=== Goal of the exercise ===
Write the material out again exactly as it stands.

begin

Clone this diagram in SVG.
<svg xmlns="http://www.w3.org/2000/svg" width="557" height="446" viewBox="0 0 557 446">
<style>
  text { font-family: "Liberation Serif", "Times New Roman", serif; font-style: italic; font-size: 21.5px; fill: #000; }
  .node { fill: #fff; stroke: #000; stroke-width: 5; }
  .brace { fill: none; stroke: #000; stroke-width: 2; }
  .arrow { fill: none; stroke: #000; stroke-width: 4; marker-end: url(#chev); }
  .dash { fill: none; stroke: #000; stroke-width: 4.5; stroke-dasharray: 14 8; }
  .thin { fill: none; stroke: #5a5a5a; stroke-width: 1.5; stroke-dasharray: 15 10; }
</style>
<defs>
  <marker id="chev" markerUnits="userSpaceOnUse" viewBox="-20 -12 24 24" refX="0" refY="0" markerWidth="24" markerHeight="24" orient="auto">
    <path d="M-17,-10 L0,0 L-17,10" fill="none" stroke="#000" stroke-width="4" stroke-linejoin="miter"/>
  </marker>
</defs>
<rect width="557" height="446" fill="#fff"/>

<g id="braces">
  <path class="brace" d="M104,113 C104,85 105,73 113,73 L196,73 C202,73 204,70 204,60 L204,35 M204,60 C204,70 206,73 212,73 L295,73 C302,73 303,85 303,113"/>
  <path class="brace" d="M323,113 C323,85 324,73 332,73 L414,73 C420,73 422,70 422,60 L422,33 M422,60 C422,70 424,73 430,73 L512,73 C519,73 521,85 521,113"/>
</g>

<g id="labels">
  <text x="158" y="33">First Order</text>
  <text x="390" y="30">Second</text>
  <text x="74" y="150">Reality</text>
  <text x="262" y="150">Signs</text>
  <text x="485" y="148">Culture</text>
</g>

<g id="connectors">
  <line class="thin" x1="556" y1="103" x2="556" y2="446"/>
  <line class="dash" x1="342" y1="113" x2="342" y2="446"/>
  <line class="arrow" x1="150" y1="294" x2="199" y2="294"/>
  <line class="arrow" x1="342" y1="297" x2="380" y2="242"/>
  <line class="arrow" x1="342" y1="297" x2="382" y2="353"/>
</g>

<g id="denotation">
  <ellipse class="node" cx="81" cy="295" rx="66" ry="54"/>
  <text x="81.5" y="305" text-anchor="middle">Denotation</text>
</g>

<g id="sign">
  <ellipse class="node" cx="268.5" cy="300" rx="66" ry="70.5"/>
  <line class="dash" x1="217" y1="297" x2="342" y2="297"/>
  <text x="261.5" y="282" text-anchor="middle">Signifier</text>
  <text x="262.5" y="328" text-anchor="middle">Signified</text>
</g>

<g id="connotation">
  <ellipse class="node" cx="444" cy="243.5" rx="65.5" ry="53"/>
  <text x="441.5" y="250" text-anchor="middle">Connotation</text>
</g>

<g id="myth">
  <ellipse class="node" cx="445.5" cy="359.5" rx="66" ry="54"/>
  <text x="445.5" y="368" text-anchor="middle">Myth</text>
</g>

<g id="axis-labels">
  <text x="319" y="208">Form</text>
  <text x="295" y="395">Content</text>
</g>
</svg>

end

=== Exercise solution ===
Clone this diagram in SVG.
<svg xmlns="http://www.w3.org/2000/svg" width="557" height="446" viewBox="0 0 557 446">
<style>
  text { font-family: "Liberation Serif", "Times New Roman", serif; font-style: italic; font-size: 21.5px; fill: #000; }
  .node { fill: #fff; stroke: #000; stroke-width: 5; }
  .brace { fill: none; stroke: #000; stroke-width: 2; }
  .arrow { fill: none; stroke: #000; stroke-width: 4; marker-end: url(#chev); }
  .dash { fill: none; stroke: #000; stroke-width: 4.5; stroke-dasharray: 14 8; }
  .thin { fill: none; stroke: #5a5a5a; stroke-width: 1.5; stroke-dasharray: 15 10; }
</style>
<defs>
  <marker id="chev" markerUnits="userSpaceOnUse" viewBox="-20 -12 24 24" refX="0" refY="0" markerWidth="24" markerHeight="24" orient="auto">
    <path d="M-17,-10 L0,0 L-17,10" fill="none" stroke="#000" stroke-width="4" stroke-linejoin="miter"/>
  </marker>
</defs>
<rect width="557" height="446" fill="#fff"/>

<g id="braces">
  <path class="brace" d="M104,113 C104,85 105,73 113,73 L196,73 C202,73 204,70 204,60 L204,35 M204,60 C204,70 206,73 212,73 L295,73 C302,73 303,85 303,113"/>
  <path class="brace" d="M323,113 C323,85 324,73 332,73 L414,73 C420,73 422,70 422,60 L422,33 M422,60 C422,70 424,73 430,73 L512,73 C519,73 521,85 521,113"/>
</g>

<g id="labels">
  <text x="158" y="33">First Order</text>
  <text x="390" y="30">Second</text>
  <text x="74" y="150">Reality</text>
  <text x="262" y="150">Signs</text>
  <text x="485" y="148">Culture</text>
</g>

<g id="connectors">
  <line class="thin" x1="556" y1="103" x2="556" y2="446"/>
  <line class="dash" x1="342" y1="113" x2="342" y2="446"/>
  <line class="arrow" x1="150" y1="294" x2="199" y2="294"/>
  <line class="arrow" x1="342" y1="297" x2="380" y2="242"/>
  <line class="arrow" x1="342" y1="297" x2="382" y2="353"/>
</g>

<g id="denotation">
  <ellipse class="node" cx="81" cy="295" rx="66" ry="54"/>
  <text x="81.5" y="305" text-anchor="middle">Denotation</text>
</g>

<g id="sign">
  <ellipse class="node" cx="268.5" cy="300" rx="66" ry="70.5"/>
  <line class="dash" x1="217" y1="297" x2="342" y2="297"/>
  <text x="261.5" y="282" text-anchor="middle">Signifier</text>
  <text x="262.5" y="328" text-anchor="middle">Signified</text>
</g>

<g id="connotation">
  <ellipse class="node" cx="444" cy="243.5" rx="65.5" ry="53"/>
  <text x="441.5" y="250" text-anchor="middle">Connotation</text>
</g>

<g id="myth">
  <ellipse class="node" cx="445.5" cy="359.5" rx="66" ry="54"/>
  <text x="445.5" y="368" text-anchor="middle">Myth</text>
</g>

<g id="axis-labels">
  <text x="319" y="208">Form</text>
  <text x="295" y="395">Content</text>
</g>
</svg>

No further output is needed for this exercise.